If you ask for advice you have to listen to it, even if that’s not what you think you’re going to do. Not every piece of advice is going to be the perfect thing. You have to make your own decisions.

What if peer mentors become competitors for a position or promotion?

It hasn’t happened here, but it could happen. Maybe that’s when the mentorship ends.

If Alex went on and took a different assignment in the company, or even left the company or got promoted to a job at a higher level, our collegial mentorship would continue. It all boils down to the relationship you’ve built. It’s a relationship, not an assignment.

How would a learning leader promote peer mentorships without making them assignments?

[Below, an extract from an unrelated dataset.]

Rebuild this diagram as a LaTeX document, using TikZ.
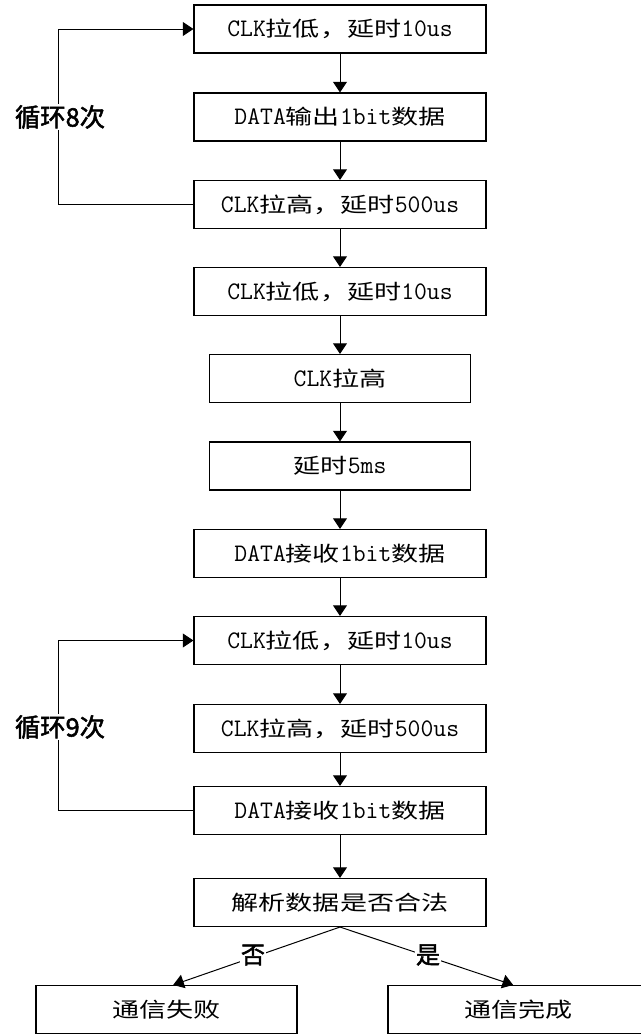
\documentclass[tikz,border=0pt]{standalone}
\usepackage{fontspec}
\setmainfont[FakeStretch=1.31]{Noto Sans CJK SC}
\newfontfamily\lat[Scale=1.22,FakeStretch=0.99]{Latin Modern Mono}
\newfontfamily\cjkb[FakeBold=2]{Noto Sans CJK SC}
\usetikzlibrary{arrows.meta}
\tikzset{
  wbox/.style={draw, line width=0.8pt, minimum width=219pt, minimum height=36pt, inner sep=0pt,
    font=\fontsize{15.5pt}{18pt}\selectfont},
  nbox/.style={wbox, minimum width=195.75pt},
  arr/.style={line width=0.75pt, -{Triangle[width=10.5pt,length=8pt]}},
  lbl/.style={fill=white, inner sep=1pt, font=\cjkb\fontsize{19pt}{22pt}\selectfont},
  ylbl/.style={fill=white, inner sep=1pt, font=\cjkb\fontsize{18pt}{21pt}\selectfont}
}
\begin{document}
\begin{tikzpicture}[x=0.75pt,y=-0.75pt]
\useasboundingbox (0,0) rectangle (640,1035);
\fill[white] (0,0) rectangle (640,1035);
\node[wbox] (b1) at (340,29) {{\lat CLK}拉低，延时{\lat 10us}};
\node[wbox] (b2) at (340,117) {{\lat DATA}输出{\lat 1bit}数据};
\node[wbox] (b3) at (340,204.5) {{\lat CLK}拉高，延时{\lat 500us}};
\node[wbox] (b4) at (340,291.5) {{\lat CLK}拉低，延时{\lat 10us}};
\node[nbox] (b5) at (340,378.5) {{\lat CLK}拉高};
\node[nbox] (b6) at (340,466) {延时{\lat 5ms}};
\node[wbox] (b7) at (340,553.5) {{\lat DATA}接收{\lat 1bit}数据};
\node[wbox] (b8) at (340,640.5) {{\lat CLK}拉低，延时{\lat 10us}};
\node[wbox] (b9) at (340,728.5) {{\lat CLK}拉高，延时{\lat 500us}};
\node[wbox] (b10) at (340,810.5) {{\lat DATA}接收{\lat 1bit}数据};
\node[wbox] (b11) at (340,902.5) {解析数据是否合法};
\node[nbox] (b12) at (166.5,1009.5) {通信失败};
\node[nbox] (b13) at (518.5,1009.5) {通信完成};

\draw[arr] (b1) -- (b2);
\draw[arr] (b2) -- (b3);
\draw[arr] (b3) -- (b4);
\draw[arr] (b4) -- (b5);
\draw[arr] (b5) -- (b6);
\draw[arr] (b6) -- (b7);
\draw[arr] (b7) -- (b8);
\draw[arr] (b8) -- (b9);
\draw[arr] (b9) -- (b10);
\draw[arr] (b10) -- (b11);
\draw[arr] (b3.west) -- ++(-135,0) |- (b1.west);
\draw[arr] (b10.west) -- ++(-135,0) |- (b8.west);
\draw[arr] (b11.south) -- ([xshift=5pt]b12.north);
\draw[arr] (b11.south) -- ([xshift=-4pt]b13.north);

\node[lbl] (l1) at (60,117) {循环{\cjkb 8}次};
\node[lbl] (l2) at (60,727) {循环{\cjkb 9}次};
\node[ylbl] (no) at (253,955) {否};
\node[ylbl] (yes) at (428,955) {是};
\end{tikzpicture}
\end{document}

They can lead by example. At Insights, we have a leadership intensive (learning program), and all of the top leaders have been through it. You’re assigned a learning buddy, just like when you were kids, and there are exercises throughout the four-day intensive where you sit with your learning buddy and reflect on what you’ve learned, talk about your development plans moving forward, and those partnerships have continued. There’s a whole slew of peer mentorships here at Insights that have never been called “peer mentors.”

Would applying goals to a peer mentorship conflict with its need to be organic?

I don’t think it’s constricting at all, but you have to have the right goal. “We’re going to increase revenue by 40 percent” is not the goal. The goal is to have a thinking partner, a sounding board, someone who knows enough about what you do so they can give input on what to do, not tell you what to do.

What are other ways to keep a peer mentorship successful?

It’s important that the relationship is under a cone of silence. What we talk about with each other, we don’t share with others.

We always tell what’s true for us. I don’t pontificate and tell what’s true in the world, I say what’s true for me.

And we give one another the most respectful interpretation. We call it MRI here — it’s mutual respect. You come into the conversation not making assumptions and not making up the story until you’ve heard what’s going on.

How does a peer mentorship benefit an organization?

When we have the opportunity to serve on a team together, we’re a force to be reckoned with because we have each other’s back. When you have a common belief with a colleague, you can get twice as much done.